Even conservative Justice Brett Kavanaugh expressed concerns about the consequences of Alito’s limited definition. “By narrowing the Act’s coverage of wetlands to only adjoining wetlands, the Court’s new test will leave some long-regulated adjacent wetlands no longer covered by the Clean Water Act, with significant repercussions for water quality and flood control throughout the United States,” Kavanaugh wrote, in an opinion joined by the three liberal justices.

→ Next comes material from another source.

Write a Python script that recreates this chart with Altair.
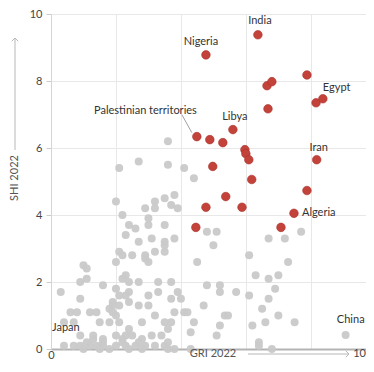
import altair as alt
import pandas as pd

# ---------------- data ----------------
gray_x = [3.6, 2.7, 2.1, 3.6, 4.1, 4.4,
          2.0, 3.2, 3.5, 3.8, 3.7, 3.9, 2.9, 3.2, 2.2,
          2.4, 2.6, 2.3, 2.7, 3.1, 3.5, 3.5, 3.8, 3.0, 3.0,
          2.1, 2.2, 2.5, 2.9, 2.9, 3.0, 3.2, 3.5, 3.5, 2.0,
          1.0, 1.1, 0.9, 1.1, 0.3, 1.6, 0.9,
          2.3, 2.2, 2.0, 2.4, 2.7, 3.3, 3.7,
          2.4, 2.3, 2.1, 1.9, 1.9, 2.1, 2.4,
          3.0, 3.3, 3.7, 3.9, 4.0, 2.7, 3.0,
          1.8, 1.9, 2.0, 0.6, 0.8, 1.2, 1.4,
          1.5, 1.8, 2.1, 0.4, 0.7, 2.8, 3.2, 3.5, 3.7, 3.8,
          3.6, 2.4, 3.1, 2.0, 2.2, 2.3, 0.9, 1.3, 1.6,
          0.4, 0.7, 0.9, 1.2, 1.4, 1.6, 2.0, 2.3, 2.6, 2.9, 3.2, 3.5,
          1.0, 1.5, 1.8, 2.4, 2.8, 3.6, 3.8,
          1.1, 1.6, 2.2, 2.7, 2.8,
          1.3, 2.5, 3.4,
          5.0, 4.5, 6.1, 6.7, 7.2, 7.3, 7.7, 4.8, 5.1,
          4.8, 5.2, 5.2, 5.7, 6.1, 6.3, 6.7, 7.0, 6.9, 6.7, 6.5, 7.0, 6.6, 6.2,
          4.1, 4.2, 4.7, 5.35, 5.45, 4.4, 5.2, 4.3, 5.1, 3.6, 4.3, 6.4, 6.4, 6.8, 7.5, 9.07]
gray_y = [6.2, 5.6, 5.4, 5.5, 5.4, 5.1,
          4.4, 4.4, 4.5, 4.6, 4.3, 4.2, 4.2, 4.2, 4.0,
          3.7, 3.6, 3.4, 3.2, 3.3, 3.7, 3.2, 3.3, 3.9, 3.7,
          2.9, 2.8, 2.8, 2.8, 2.7, 2.6, 2.9, 3.1, 2.9, 2.6,
          2.5, 2.4, 2.0, 2.1, 1.7, 1.9, 1.5,
          2.2, 2.1, 1.8, 2.0, 2.0, 2.0, 2.0,
          1.7, 1.6, 1.6, 1.4, 1.3, 1.3, 1.4,
          1.6, 1.7, 1.5, 1.7, 1.5, 1.3, 1.3,
          1.2, 1.1, 1.0, 1.1, 1.1, 1.1, 1.1,
          0.8, 0.8, 0.8, 0.8, 0.8, 0.8, 1.0, 0.8, 0.8, 1.1,
          0.6, 0.6, 0.4, 0.4, 0.3, 0.4, 0.4, 0.3, 0.3,
          0.1, 0.1, 0.1, 0.1, 0.1, 0.1, 0.1, 0.1, 0.1, 0.1, 0.1, 0.1,
          0.0, 0.0, 0.0, 0.0, 0.0, 0.0, 0.0,
          0.2, 0.2, 0.2, 0.2, 0.3,
          0.4, 0.4, 0.4,
          3.1, 2.6, 2.8, 3.3, 3.3, 2.6, 3.5, 3.5, 3.5,
          1.9, 1.9, 1.7, 1.7, 1.6, 2.2, 2.1, 2.2, 1.8, 1.5, 1.2, 1.0, 0.8, 0.7,
          1.1, 1.1, 1.3, 1.0, 1.0, 0.8, 0.7, 0.5, 0.4, 0.2, 0.0, 0.2, 0.1, 0.0, 0.8, 0.42]

red_x = [4.77, 6.37, 6.65, 6.8, 7.88, 8.16, 8.37, 6.68, 5.6, 4.49, 4.89, 5.29,
         5.97, 6.0, 6.09, 4.98, 6.18, 8.18, 7.88, 5.38, 4.77, 5.88, 7.48, 4.46, 7.08]
red_y = [8.78, 9.38, 7.86, 7.98, 8.18, 7.35, 7.47, 7.17, 6.55, 6.34, 6.25, 6.16,
         5.95, 5.83, 5.65, 5.45, 5.06, 5.65, 4.73, 4.55, 4.23, 4.23, 4.05, 3.63, 3.63]

label_names = ["Nigeria", "India", "Egypt", "Libya", "Palestinian territories",
               "Iran", "Algeria", "China", "Japan"]
label_x = [4.77, 6.37, 8.37, 5.6, 4.49, 8.18, 7.48, 9.07, 0.4]
label_y = [8.78, 9.38, 7.47, 6.55, 6.34, 5.65, 4.05, 0.42, 0.1]

x_ticks = list(range(0, 11))
y_ticks = [0, 2, 4, 6, 8, 10]
x_end_label = "10"
x_title = "GRI 2022"
y_title = "SHI 2022"

# ---------------- style ----------------
PX_PER_UNIT = 32.48          # horizontal scale of the reference
W, H = 315, 335              # plot area (the reference is cropped on the right)
FONT = "Lato"
GRAY = "#c9c9c9"
RED = "#c3423a"
TXT = "#333333"
ARROW = "#b8b8b8"

label_style = {
    "Nigeria": dict(align="center", dx=-5, dy=-13),
    "India": dict(align="center", dx=2, dy=-14),
    "Egypt": dict(align="left", dx=0, dy=-11),
    "Libya": dict(align="center", dx=2, dy=-13),
    "Palestinian territories": dict(align="right", dx=0, dy=-26),
    "Iran": dict(align="center", dx=2, dy=-12),
    "Algeria": dict(align="left", dx=8, dy=0),
    "China": dict(align="right", dx=19, dy=-15),
    "Japan": dict(align="left", dx=-12, dy=-18),
}

gray_df = pd.DataFrame({"x": gray_x, "y": gray_y})
red_df = pd.DataFrame({"x": red_x, "y": red_y})
lab_df = pd.DataFrame({"name": label_names, "x": label_x, "y": label_y})

xs = alt.Scale(domain=[0, round(W / PX_PER_UNIT, 3)], nice=False)
ys = alt.Scale(domain=[0, 10], nice=False)

x_axis = alt.Axis(values=x_ticks, title=None, ticks=False,
                  labelExpr="datum.value == 0 ? datum.label : ''",
                  labelFlush=False, labelOverlap=False, labelBound=False,
                  domainColor="#b3b3b3", domainWidth=2, gridColor="#e8e8e8",
                  labelPadding=0, labelColor="#444", labelFontSize=11, labelFont=FONT)
y_axis = alt.Axis(values=y_ticks, title=None, tickSize=5, tickColor="#cccccc",
                  domainColor="#d5d5d5", gridColor="#e8e8e8", labelPadding=4,
                  labelColor="#444", labelFontSize=11, labelFont=FONT)

gray = alt.Chart(gray_df).mark_circle(size=64, color=GRAY, opacity=0.95).encode(
    x=alt.X("x:Q", scale=xs, axis=x_axis),
    y=alt.Y("y:Q", scale=ys, axis=y_axis),
)

red = alt.Chart(red_df).mark_circle(size=74, color=RED, opacity=1,
                                     stroke="#a9332c", strokeWidth=0.6).encode(
    x=alt.X("x:Q", scale=xs),
    y=alt.Y("y:Q", scale=ys),
)

label_layers = []
for name in label_names:
    st = label_style[name]
    label_layers.append(
        alt.Chart(lab_df[lab_df["name"] == name]).mark_text(
            font=FONT, fontSize=11, color=TXT, align=st["align"],
            dx=st["dx"], dy=st["dy"], baseline="middle"
        ).encode(x=alt.X("x:Q", scale=xs), y=alt.Y("y:Q", scale=ys), text="name:N")
    )

leader = alt.Chart(lab_df[lab_df["name"] == "Palestinian territories"]).mark_rule(
    color="#888", strokeWidth=0.8, xOffset=-15, yOffset=-22, x2Offset=-5, y2Offset=-4
).encode(x=alt.X("x:Q", scale=xs), y=alt.Y("y:Q", scale=ys), x2="x:Q", y2="y:Q")

dummy = alt.Data(values=[{"a": 1}])

TY = 340  # vertical centre of the x title row (plot pixels)
x_title_mark = alt.Chart(dummy).mark_text(
    text=x_title, font=FONT, fontSize=11, color="#555", align="center", baseline="middle"
).encode(x=alt.value(162), y=alt.value(TY))
x_arrow = alt.Chart(dummy).mark_rule(color=ARROW, strokeWidth=1).encode(
    x=alt.value(197), x2=alt.value(298), y=alt.value(TY))
x_head = alt.Chart(dummy).mark_point(
    shape="M-1,-1L0,0L-1,1", filled=False, color=ARROW, size=40, strokeWidth=1, opacity=1
).encode(x=alt.value(298), y=alt.value(TY))
x_end = alt.Chart(dummy).mark_text(
    text=x_end_label, font=FONT, fontSize=11, color="#444", align="right", baseline="middle"
).encode(x=alt.value(W), y=alt.value(TY))

y_title_mark = alt.Chart(dummy).mark_text(
    text=y_title, font=FONT, fontSize=11, color="#555", angle=270,
    align="center", baseline="middle"
).encode(x=alt.value(-36), y=alt.value(164))
y_arrow = alt.Chart(dummy).mark_rule(color=ARROW, strokeWidth=1).encode(
    x=alt.value(-36), y=alt.value(136), y2=alt.value(24))
y_head = alt.Chart(dummy).mark_point(
    shape="M-1,1L0,0L1,1", filled=False, color=ARROW, size=40, strokeWidth=1, opacity=1
).encode(x=alt.value(-36), y=alt.value(24))

chart = alt.layer(
    gray, red, leader, *label_layers,
    x_title_mark, x_arrow, x_head, x_end, y_title_mark, y_arrow, y_head
).properties(
    width=W, height=H,
    padding={"left": 43, "top": 6, "right": 0, "bottom": 10},
    autosize=alt.AutoSizeParams(type="none"),
).configure_view(stroke=None)

chart.save("out.html", embed_options={"renderer": "svg", "actions": False})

More than half of the original wetlands in the contiguous United States have been filled for development, drained for farming, or otherwise destroyed. Wetlands remove pollution from drinking water sources and act as sponges for water and carbon, increasingly important functions as climate change causes worsening floods in many communities. Swamps, marshes, prairie potholes, and other wetland types also are among the most important habitats for many species of birds and other wildlife. “This decision undermines Clean Water Act protections for many types of waterways that birds and people need, all while birds are telling us that more action is needed to protect their future,” said Julie Hill-Gabriel, Audubon’s vice president for water conservation, in a press release.
The ruling is not the first time that the Supreme Court has significantly constrained the Biden EPA’s ability to regulate pollution. In a 6-3 ruling last June, conservative justices barred the agency from issuing broad rules to steer utility companies toward clean power sources. “The vice in both instances is the same: the Court’s appointment of itself as the national decision-maker on environmental policy,” Justice Elena Kagan wrote in an opinion in the new case.
Along with most wetlands, the court’s decision also exempts ephemeral streams that flow only during rain or snowmelt, but which scientists say shape the health of downstream waters, according to Betsy Southerland, former science and technology director in the EPA’s Office of Water. But Southerland says the ruling, which left her “just heartbroken,” does not answer whether the Clean Water Act applies to intermittent streams, which flow steadily but only for parts of the year. The implications are substantial, particularly in the Southwest, where most streams are ephemeral or intermittent–94 percent of them, in Arizona’s case.
The only way to resolve lingering uncertainty, experts say, is for Congress to amend the Clean Water Act to more clearly protect a wider range of water bodies. “If Congress cannot get their act together to do this,” Southerland says, “then the land developers and the miners–those guys are golden.”